The alleged culture of corruption has shaken the once-powerful Liberal powerhouse now reduced to a minority government threatened with defeat at the hands of an election-ready opposition.
In his own testimony, Brault previously implicated Renaud as a co-conspirator in the alleged scheme, which inflated sponsorship contracts and skimmed money off the top to pump into the deflated coffers of the party's Quebec wing.
The Groupaction president said Renaud earned $1.1 million as a Groupaction lobbyist but that he was also a Liberal operative who brow-beat him for years into making cash donations to the party.
Additional testimony Friday also bostered allegations Chretien confidants helped choose the winners and losers when it came to federal contracts.
Renaud said Groupaction landed the lucrative gun registry contract in the mid-1990s because the firm was close to Jacques Corriveau, a graphic designer and friend of the former prime minister.
Asked how he knew Corriveau's influence was the winning formula, Renaud said he was told as much by ad executive Jean Lafleur, whose firm was part of the consortium that won the contract along with Groupaction.

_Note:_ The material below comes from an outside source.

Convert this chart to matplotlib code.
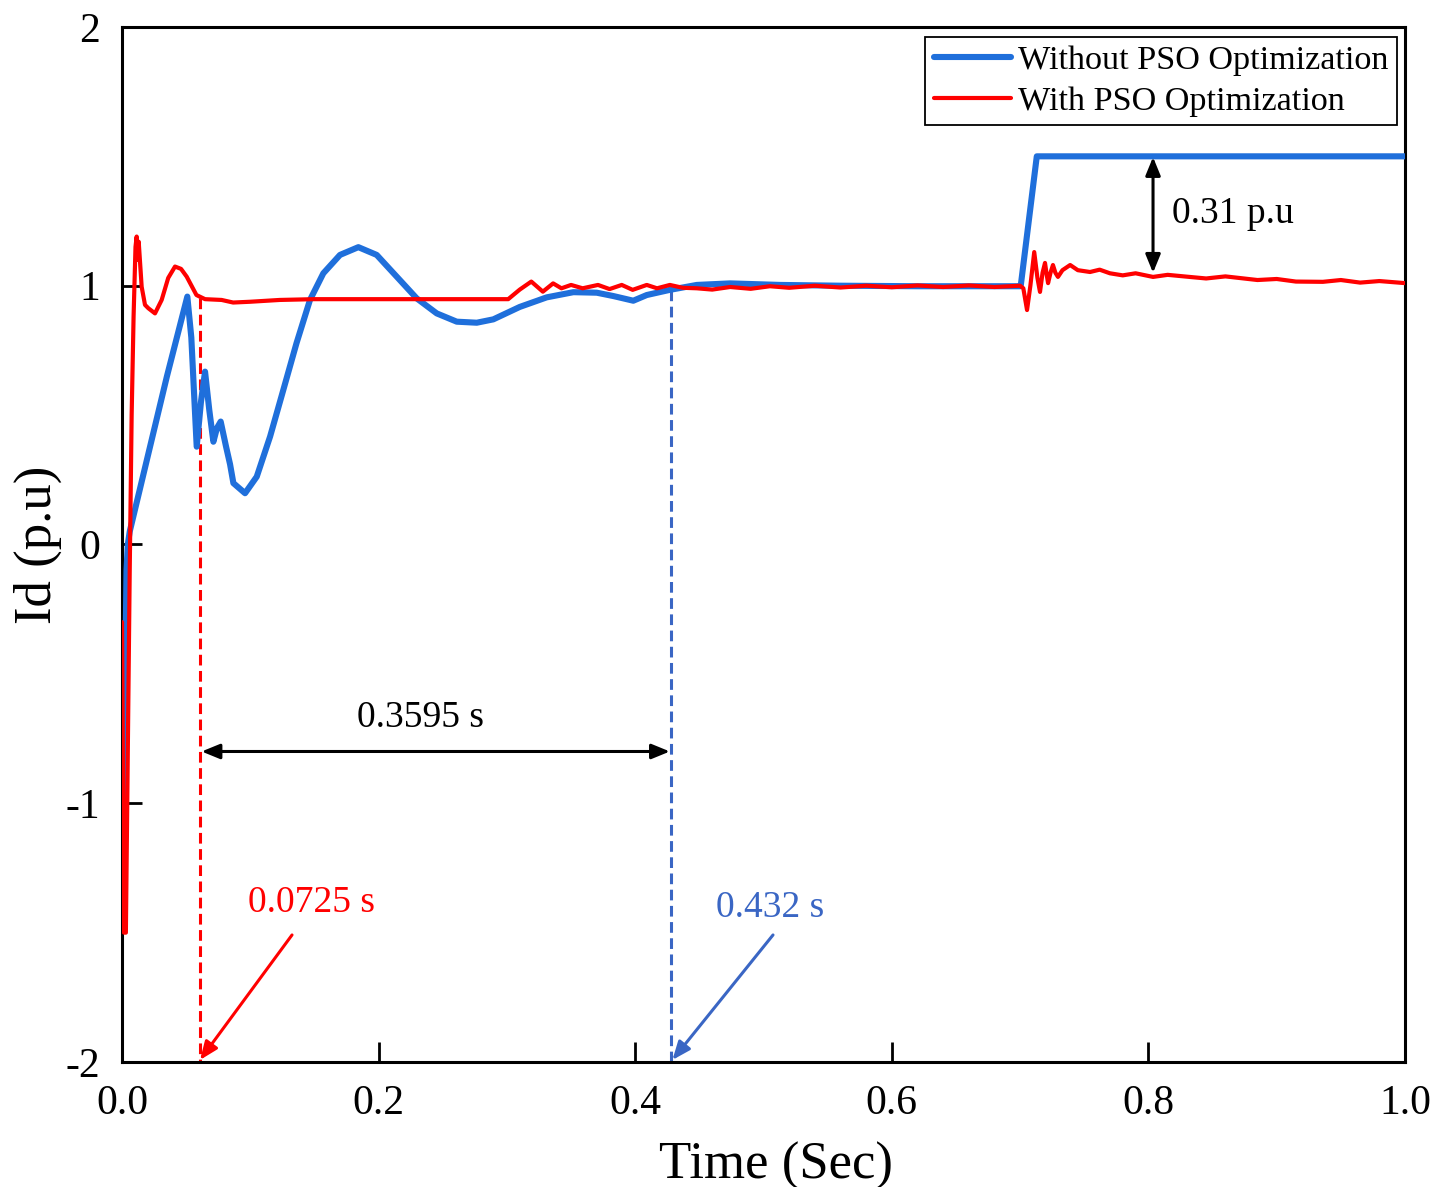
import matplotlib
matplotlib.use("Agg")
import matplotlib.pyplot as plt

# ---------------- data ----------------
blue_t = [0.0005, 0.0015, 0.0025, 0.0035, 0.0045, 0.006, 0.020, 0.035, 0.0509, 0.054,
          0.0582, 0.0615, 0.0647, 0.068, 0.0712, 0.074, 0.0769, 0.081, 0.0842, 0.0868,
          0.0959, 0.105, 0.1154, 0.1257, 0.136, 0.1465, 0.1569, 0.1699, 0.1842, 0.1985,
          0.2141, 0.2297, 0.2453, 0.2609, 0.2765, 0.2894, 0.310, 0.331, 0.3518, 0.370,
          0.383, 0.3985, 0.409, 0.427, 0.448, 0.474, 0.513, 0.560, 0.620, 0.700,
          0.7005, 0.713, 1.000]
blue_y = [-1.03, -0.95, -0.50, -0.10, 0.00, 0.05, 0.34, 0.65, 0.958, 0.80,
          0.378, 0.55, 0.668, 0.52, 0.397, 0.45, 0.475, 0.38, 0.31, 0.237,
          0.198, 0.262, 0.417, 0.597, 0.778, 0.945, 1.048, 1.119, 1.149, 1.119,
          1.035, 0.951, 0.893, 0.861, 0.857, 0.870, 0.918, 0.955, 0.975, 0.973,
          0.960, 0.942, 0.964, 0.984, 1.003, 1.009, 1.003, 1.000, 0.998, 0.998,
          1.000, 1.50, 1.50]

red_t = [0.000, 0.0015, 0.003, 0.0045, 0.006, 0.0075, 0.009, 0.0105, 0.0114, 0.0122,
         0.013, 0.0153, 0.0179, 0.0205, 0.0257, 0.0309, 0.036, 0.0413, 0.046, 0.0504,
         0.058, 0.0647, 0.0776, 0.0866, 0.0998, 0.123, 0.150, 0.200, 0.250, 0.301,
         0.310, 0.319, 0.328, 0.336, 0.3425, 0.350, 0.359, 0.371, 0.380, 0.3895,
         0.398, 0.409, 0.417, 0.427, 0.437, 0.448, 0.460, 0.474, 0.490, 0.505,
         0.520, 0.540, 0.560, 0.580, 0.600, 0.620, 0.640, 0.660, 0.680, 0.700,
         0.7025, 0.7054, 0.708, 0.711, 0.7135, 0.7155, 0.7175, 0.7194, 0.7208, 0.7218,
         0.7237, 0.7256, 0.7275, 0.7295, 0.733, 0.739, 0.745, 0.7545, 0.762, 0.770,
         0.780, 0.790, 0.8036, 0.815, 0.832, 0.845, 0.860, 0.885, 0.900, 0.915,
         0.936, 0.950, 0.965, 0.980, 1.000]
red_y = [-0.30, -1.50, -1.50, -0.80, -0.10, 0.50, 0.88, 1.15, 1.19, 1.10,
         1.17, 0.996, 0.926, 0.913, 0.893, 0.945, 1.03, 1.074, 1.065, 1.035,
         0.964, 0.948, 0.945, 0.935, 0.938, 0.945, 0.948, 0.948, 0.948, 0.948,
         0.985, 1.016, 0.977, 1.009, 0.990, 1.003, 0.990, 1.003, 0.987, 1.003,
         0.984, 1.003, 0.990, 1.003, 0.992, 0.990, 0.985, 0.995, 0.988, 0.998,
         0.992, 1.000, 0.993, 1.000, 0.994, 1.001, 0.995, 1.001, 0.995, 1.000,
         0.990, 0.906, 1.000, 1.130, 1.030, 0.976, 1.050, 1.088, 1.040, 1.010,
         1.050, 1.080, 1.050, 1.034, 1.060, 1.080, 1.060, 1.053, 1.062, 1.048,
         1.040, 1.048, 1.034, 1.042, 1.034, 1.028, 1.036, 1.022, 1.026, 1.016,
         1.015, 1.022, 1.012, 1.018, 1.010]

legend_labels = ["Without PSO Optimization", "With PSO Optimization"]
x_ticks = [0.0, 0.2, 0.4, 0.6, 0.8, 1.0]
x_tick_labels = ["0.0", "0.2", "0.4", "0.6", "0.8", "1.0"]
y_ticks = [-2, -1, 0, 1, 2]
y_tick_labels = ["-2", "-1", "0", "1", "2"]

red_settle_t, red_settle_y = 0.061, 0.953
blue_settle_t, blue_settle_y = 0.428, 0.985
gap_t, gap_top, gap_bottom = 0.8036, 1.497, 1.05

# ---------------- style ----------------
plt.rcParams['font.family'] = ['Liberation Serif', 'DejaVu Serif']
BLUE = '#1f6fdb'
RED = '#ff0000'
BLUE_ANN = '#3a66c4'

fig = plt.figure(figsize=(14.51, 11.87), dpi=100)
ax = fig.add_axes([0.0841, 0.1053, 0.8842, 0.8720])

ax.plot(blue_t, blue_y, color=BLUE, lw=4.4, label=legend_labels[0],
        solid_joinstyle='round', solid_capstyle='round', zorder=3)
ax.plot(red_t, red_y, color=RED, lw=3.0, label=legend_labels[1],
        solid_joinstyle='round', solid_capstyle='round', zorder=4)

ax.set_xlim(0, 1.0)
ax.set_ylim(-2, 2)
ax.set_xticks(x_ticks)
ax.set_xticklabels(x_tick_labels)
ax.set_yticks(y_ticks)
ax.set_yticklabels(y_tick_labels)
ax.tick_params(axis='both', direction='in', length=14.5, width=2.0, labelsize=30, colors='black')
ax.tick_params(axis='x', pad=16)
ax.tick_params(axis='y', pad=16)
for s in ax.spines.values():
    s.set_linewidth(2.2)
    s.set_color('black')

ax.set_xlabel("Time (Sec)", fontsize=38)
ax.set_ylabel("Id (p.u)", fontsize=38)
ax.xaxis.set_label_coords(0.51, -0.077)
ax.yaxis.set_label_coords(-0.047, 0.5)

# dashed settling lines
ax.plot([red_settle_t, red_settle_t], [red_settle_y, -2], color=RED, lw=2.2,
        dashes=(3.5, 1.8), zorder=2)
ax.plot([blue_settle_t, blue_settle_t], [blue_settle_y, -2], color=BLUE_ANN, lw=2.2,
        dashes=(3.5, 1.8), zorder=2)

# double arrow between settling times
ax.annotate("", xy=(red_settle_t + 0.001, -0.80), xytext=(blue_settle_t - 0.001, -0.80),
            arrowprops=dict(arrowstyle='<|-|>,head_length=1.1,head_width=0.45',
                            color='black', lw=2.2, shrinkA=0, shrinkB=0))
ax.text(0.2323, -0.671, "0.3595 s", fontsize=27, ha='center', va='center', color='black')

# red label & arrow
ax.annotate("", xy=(0.0608, -1.992), xytext=(0.1325, -1.509),
            arrowprops=dict(arrowstyle='-|>,head_length=1.1,head_width=0.45',
                            color=RED, lw=2.2, shrinkA=0, shrinkB=0))
ax.text(0.1473, -1.386, "0.0725 s", fontsize=27, ha='center', va='center', color=RED)

# blue label & arrow
ax.annotate("", xy=(0.429, -1.992), xytext=(0.5074, -1.509),
            arrowprops=dict(arrowstyle='-|>,head_length=1.1,head_width=0.45',
                            color=BLUE_ANN, lw=2.2, shrinkA=0, shrinkB=0))
ax.text(0.505, -1.405, "0.432 s", fontsize=27, ha='center', va='center', color=BLUE_ANN)

# 0.31 p.u gap arrow
ax.annotate("", xy=(gap_t, gap_top), xytext=(gap_t, gap_bottom),
            arrowprops=dict(arrowstyle='<|-|>,head_length=1.1,head_width=0.45',
                            color='black', lw=2.2, shrinkA=0, shrinkB=0))
ax.text(0.8184, 1.277, "0.31 p.u", fontsize=27, ha='left', va='center', color='black')

leg = ax.legend(loc='upper right', bbox_to_anchor=(0.9938, 0.9903), borderaxespad=0,
                fontsize=24.6, frameon=True, fancybox=False, framealpha=1,
                edgecolor='black', handlelength=2.25, handletextpad=0.22,
                labelspacing=0.28, borderpad=0.25)
leg.get_frame().set_linewidth(1.3)

fig.savefig("out.png", dpi=100)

"When Mr. Lafleur found out Mr. Corriveau was there he told me 'we'll get the job for sure,' " said Renaud.
Chretien has told the inquiry he left it to officials to deal with sponsorship funding and never knew Chuck Guite, the bureaucrat who ran the program, or most of the ad executives who won contracts under it.

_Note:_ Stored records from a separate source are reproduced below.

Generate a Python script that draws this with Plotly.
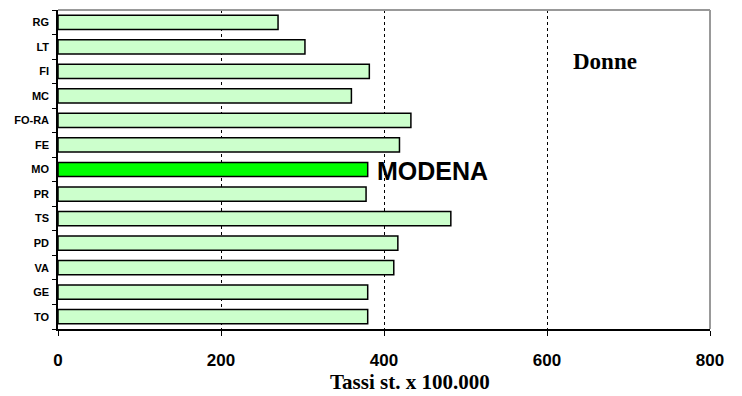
import plotly.graph_objects as go

# Standardised rates (per 100,000), women, by area
regions = ["TO", "GE", "VA", "PD", "TS", "PR", "MO", "FE", "FO-RA", "MC", "FI", "LT", "RG"]
rates = [380, 380, 412, 417, 482, 378, 380, 419, 433, 360, 382, 303, 270]
highlight = "MO"
x_ticks = [0, 200, 400, 600, 800]

colors = ["#00FF00" if r == highlight else "#CCFFCC" for r in regions]

fig = go.Figure()
fig.add_trace(go.Bar(
    y=regions,
    x=rates,
    orientation="h",
    marker=dict(color=colors, line=dict(color="black", width=1.5)),
    hoverinfo="skip",
))

fig.update_layout(
    width=742,
    height=396,
    margin=dict(l=58, r=32, t=10, b=67),
    paper_bgcolor="white",
    plot_bgcolor="white",
    bargap=0.42,
    showlegend=False,
    xaxis=dict(
        range=[0, 800],
        tickvals=x_ticks,
        ticktext=[str(v) for v in x_ticks],
        showgrid=True,
        gridcolor="black",
        griddash="dot",
        gridwidth=1,
        zeroline=False,
        showline=True,
        linecolor="black",
        linewidth=1.5,
        ticks="outside",
        ticklen=5,
        tickcolor="black",
        ticklabelstandoff=10,
        automargin=False,
        tickfont=dict(family="Liberation Sans", size=17, color="black", weight="bold"),
        fixedrange=True,
    ),
    yaxis=dict(
        type="category",
        categoryorder="array",
        categoryarray=regions,
        showgrid=False,
        showline=True,
        linecolor="black",
        linewidth=1.5,
        ticks="outside",
        tickson="boundaries",
        ticklen=4,
        tickcolor="black",
        ticklabelstandoff=5,
        automargin=False,
        tickfont=dict(family="Liberation Sans", size=11, color="black", weight="bold"),
        fixedrange=True,
    ),
)

# light grey frame on the top and right sides of the plot area
fig.add_shape(type="line", xref="paper", yref="paper", x0=0, x1=1, y0=1, y1=1,
              line=dict(color="#999999", width=2), layer="above")
fig.add_shape(type="line", xref="paper", yref="paper", x0=1, x1=1, y0=0, y1=1,
              line=dict(color="#999999", width=2), layer="above")

# x-axis title
fig.add_annotation(
    x=432, y=-0.166, xref="x", yref="paper",
    text="<b>Tassi st. x 100.000</b>", showarrow=False,
    xanchor="center", yanchor="middle",
    font=dict(family="Liberation Serif", size=21, color="black"),
)
fig.add_annotation(
    x=389, y=highlight, xref="x", yref="y",
    text="<b>MODENA</b>", showarrow=False, xanchor="left", yanchor="middle",
    yshift=-1,
    font=dict(family="Liberation Sans", size=25, color="black"),
)
fig.add_annotation(
    x=671, y=0.84, xref="x", yref="paper",
    text="<b>Donne</b>", showarrow=False, xanchor="center", yanchor="middle",
    font=dict(family="Liberation Serif", size=23, color="black"),
)

fig.write_html("out.html")
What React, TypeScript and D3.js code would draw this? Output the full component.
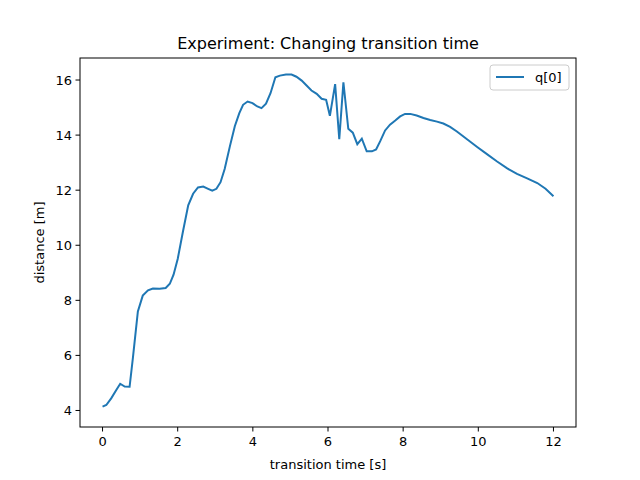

He was also adamant that Pelletier never briefed him on specific projects.
Also on Friday, Renaud said Brault donated $30,000 to Chretien's victorious 1993 campaign in the hopes of landing future federal contracts.
The year after the Liberals swept to power, Renaud said Brault showed him a $30,000 cheque payable to Michel Fournier, who served as Chretien's chief of staff when he was Opposition leader.
It was unclear whether Fournier was still working for Chretien when the cheque was written in 1993.
Brault made the donation through Fournier in the hopes of landing contracts, Renaud said of his November 1994 meeting with Brault.
"(Brault) said he invested a fair sum in the Liberal campaign and he would surely get federal government contracts," Renaud said.
"Were these cheques for the campaign of the Liberal party or Mr. Chretien's campaign?" Roy asked.
Renaud replied: "Mr. Chretien's campaign."
Brault, whose testimony alleged a wide-ranging cash-for-favours conspiracy, did not mention any $30,000 cheque during his six days on the witness stand before Justice John Gomery.
Groupaction eventually landed sponsorship contracts worth $60 million, including $17 million in commissions and other fees that Brault often pocketed without performing any work.
Testimony at the inquiry is scheduled to wrap up by early May, and Gomery is to table his final report at the end of the year.
Brault and Guite are to be tried together in June on fraud charges in the scandal.
It is amazing to me that Chretien's connection to Saddam's oil was not proclaimed loudly up here.
On second thought, it would have been amazing if it had been.